Jessica Klinkenberg
Northern News Services
Wednesday, February 28, 2007
YELLOWKNIFE - What happens when the mines close?
According to David Leadbeater, a professor of economics at Laurentian University in Ontario, the outlook isn't good.
David Leadbeater |
"(With) non-renewable resources there's a beginning and there's an end," Leadbeater said during his talk last Thursday at Northern United Place, hosted by Alternative North.
By studying census data for communities where mines have closed, such as Elliott Lake, Ont., Leadbeater found that communities that buy into "the glitter and glamour" of mines suffer economic and social consequences when the mines close. Most communities lost 6.5 per cent of their population over a five-year census period.
"This is not a question of rural depopulation, he said. "These are highly productive mining communities."
A massive decline in employment leads to housing problems and family breakdowns, said Leadbeater.
Elliott Lake, with a population of 13,000, has a 50 per cent unemployment rate.
"In Elliott Lake the sum of all incomes plummeted by nearly 50 per cent after the mines closed," said Leadbeater.

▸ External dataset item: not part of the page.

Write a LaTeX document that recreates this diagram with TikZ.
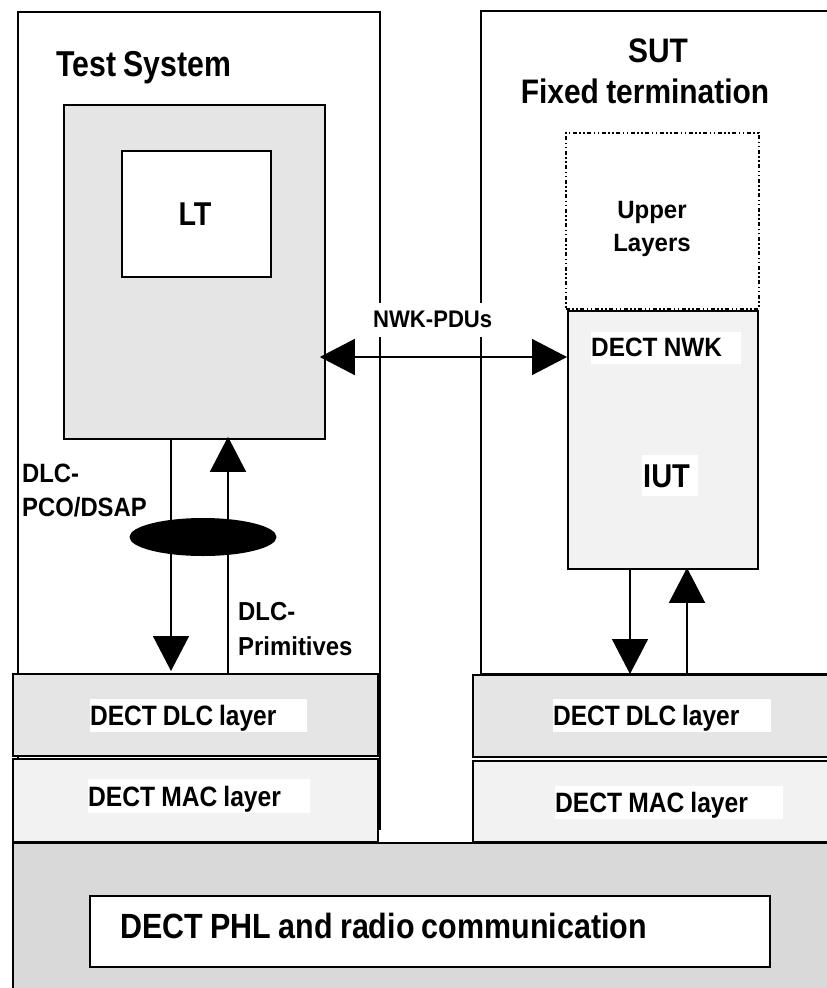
\documentclass[tikz,border=0pt]{standalone}
\usepackage{fontspec}
\setmainfont{Liberation Sans}
\usetikzlibrary{arrows.meta,shapes.geometric}
\definecolor{boxgray}{HTML}{E5E5E5}
\definecolor{lightgray}{HTML}{F2F2F2}
\definecolor{phlgray}{HTML}{D9D9D9}
\newcommand{\fsz}[2]{\bfseries\fontsize{#1}{#1}\selectfont\addfontfeature{FakeStretch=#2}\spaceskip=#2\fontdimen2\font\relax}
\newcommand{\lbox}[2]{\makebox[#1][l]{#2}}
\begin{document}
\begin{tikzpicture}[x=1pt,y=-1pt,
  box/.style={draw=black,line width=1.8pt,inner sep=0pt,anchor=north west},
  lbl/.style={fill=white,inner sep=0pt,anchor=north west},
  txt/.style={inner sep=0pt},
  conn/.style={line width=1.5pt,-{Triangle[length=35pt,width=36pt]}},
  dconn/.style={line width=1.5pt,{Triangle[length=35pt,width=36pt]}-{Triangle[length=35pt,width=36pt]}}
]
\useasboundingbox (0,0) rectangle (827,988);
\clip (0,0) rectangle (827,988);
% outer system boxes
\node[box,minimum width=362pt,minimum height=817pt] (ts) at (17,11) {};
\node[box,minimum width=440pt,minimum height=663pt] (sut) at (480,10) {};
% titles
\node[txt,anchor=base,font=\fsz{36}{0.84}] (tstitle) at (144,76) {Test System};
\node[txt,anchor=base,font=\fsz{34}{0.88}] (suttitle) at (658,62) {SUT};
\node[txt,anchor=base,font=\fsz{34}{0.88}] (fixtitle) at (645,103) {Fixed termination};
% NWK-PDUs label (white background interrupts the vertical lines)
\node[lbl,font=\fsz{24}{0.92},text height=24pt,text depth=10pt] (pdulbl) at (372,303) {\lbox{122pt}{\hspace*{1pt}NWK-PDUs}};
% test system inner box and LT
\node[box,fill=boxgray,minimum width=261pt,minimum height=334pt] (tsin) at (63,104) {};
\node[box,fill=white,minimum width=149pt,minimum height=126pt] (lt) at (121,150) {};
\node[txt,anchor=base,font=\fsz{33}{0.87}] (lttext) at (195,225) {LT};
% upper layers
\node[box,line width=1.5pt,dash pattern=on 4pt off 2.5pt on 1.5pt off 2.5pt on 1.5pt off 2.5pt,minimum width=193pt,minimum height=176pt] (upper) at (565,132) {};
\node[txt,anchor=base,font=\fsz{25}{0.96}] (uppertext) at (652,218) {Upper};
\node[txt,anchor=base,font=\fsz{25}{0.96}] (layerstext) at (652,251) {Layers};
% IUT box
\node[box,fill=lightgray,minimum width=190pt,minimum height=258pt] (iut) at (567,310) {};
\node[lbl,font=\fsz{26.5}{0.92},text height=24pt,text depth=8pt] (nwktext) at (591,332) {\lbox{150pt}{DECT NWK}};
\node[lbl,font=\fsz{33}{0.88},text height=32pt,text depth=9pt] (iuttext) at (642,455) {\lbox{56pt}{\hspace*{1pt}IUT}};
% layers left
\node[box,fill=boxgray,minimum width=365pt,minimum height=82pt] (dlcL) at (12,673) {};
\node[box,fill=lightgray,minimum width=365pt,minimum height=83pt] (macL) at (12,758) {};
\node[lbl,font=\fsz{28}{0.875},text height=26pt,text depth=7pt] (dlcLt) at (90,699) {\lbox{217pt}{DECT DLC layer}};
\node[lbl,font=\fsz{28}{0.88},text height=27pt,text depth=7pt] (macLt) at (88,779) {\lbox{222pt}{DECT MAC layer}};
% layers right
\node[box,fill=boxgray,minimum width=440pt,minimum height=82pt] (dlcR) at (472,674) {};
\node[box,fill=lightgray,minimum width=440pt,minimum height=81pt] (macR) at (472,760) {};
\node[lbl,font=\fsz{28}{0.875},text height=26pt,text depth=7pt] (dlcRt) at (553,699) {\lbox{218pt}{DECT DLC layer}};
\node[lbl,font=\fsz{28}{0.88},text height=26pt,text depth=7pt] (macRt) at (555,786) {\lbox{228pt}{DECT MAC layer}};
% PHL
\node[box,fill=phlgray,minimum width=900pt,minimum height=200pt] (phl) at (12,842) {};
\node[box,fill=white,minimum width=680pt,minimum height=71pt] (phlin) at (89,895) {};
\node[txt,anchor=base west,font=\fsz{35}{0.87}] (phltext) at (120,938) {DECT PHL and radio communication};
% side labels
\node[txt,anchor=base west,font=\fsz{26.5}{0.9}] (pco1) at (22,482) {DLC-};
\node[txt,anchor=base west,font=\fsz{26.5}{0.9}] (pco2) at (22,516) {PCO/DSAP};
\node[txt,anchor=base west,font=\fsz{26}{0.92}] (prim1) at (238,620) {DLC-};
\node[txt,anchor=base west,font=\fsz{26}{0.92}] (prim2) at (238,655) {Primitives};
% connectors
\coordinate (pdu) at (0,357);
\coordinate (dl) at (171,0);
\coordinate (ul) at (228,0);
\coordinate (dr) at (630,0);
\coordinate (ur) at (687,0);
\draw[dconn,shorten <=-6pt] (tsin.east |- pdu) -- (iut.west |- pdu);
\draw[conn,shorten >=2pt] (dl |- tsin.south) -- (dl |- dlcL.north);
\draw[conn,shorten >=-3pt] (ul |- dlcL.north) -- (ul |- tsin.south);
\draw[conn] (dr |- iut.south) -- (dr |- dlcR.north);
\draw[conn,shorten >=-2pt] (ur |- dlcR.north) -- (ur |- iut.south);
\node[ellipse,fill=black,inner sep=0pt,minimum width=147pt,minimum height=38pt] (sap) at (203,537) {};
\end{tikzpicture}
\end{document}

His study also found that though incomes dropped, the cost of living in the town stayed the same.
"The road is downward and it's downward drastically," he said.
Leadbeater said that after mine layoffs those still working take on more hours and become wealthier, widening the income gap between the working and the unemployed.
"One part of the population carries the burden of most of the loss," he said.
Leadbeater said that the "trickle-down theory" of the economic benefits mines provide to the entire community isn't accurate.
"That's bad economics, it doesn't work that way," he said. "The gap actually widens and when the crash happens, the gap widens even more."
And Leadbeater said that with increased productivity, mines are in operation for shorter amounts of time. He said that mines now have life expectancies of eight to 17 years.
"It's like moving a mountain in a week," he said.
Around 35 people attended the lecture.
Shelagh Montgomery with Alternatives North said that the talk wasn't mean to be anti-non-renewable resource development, but that the group wanted to educate people about what happens when mines close.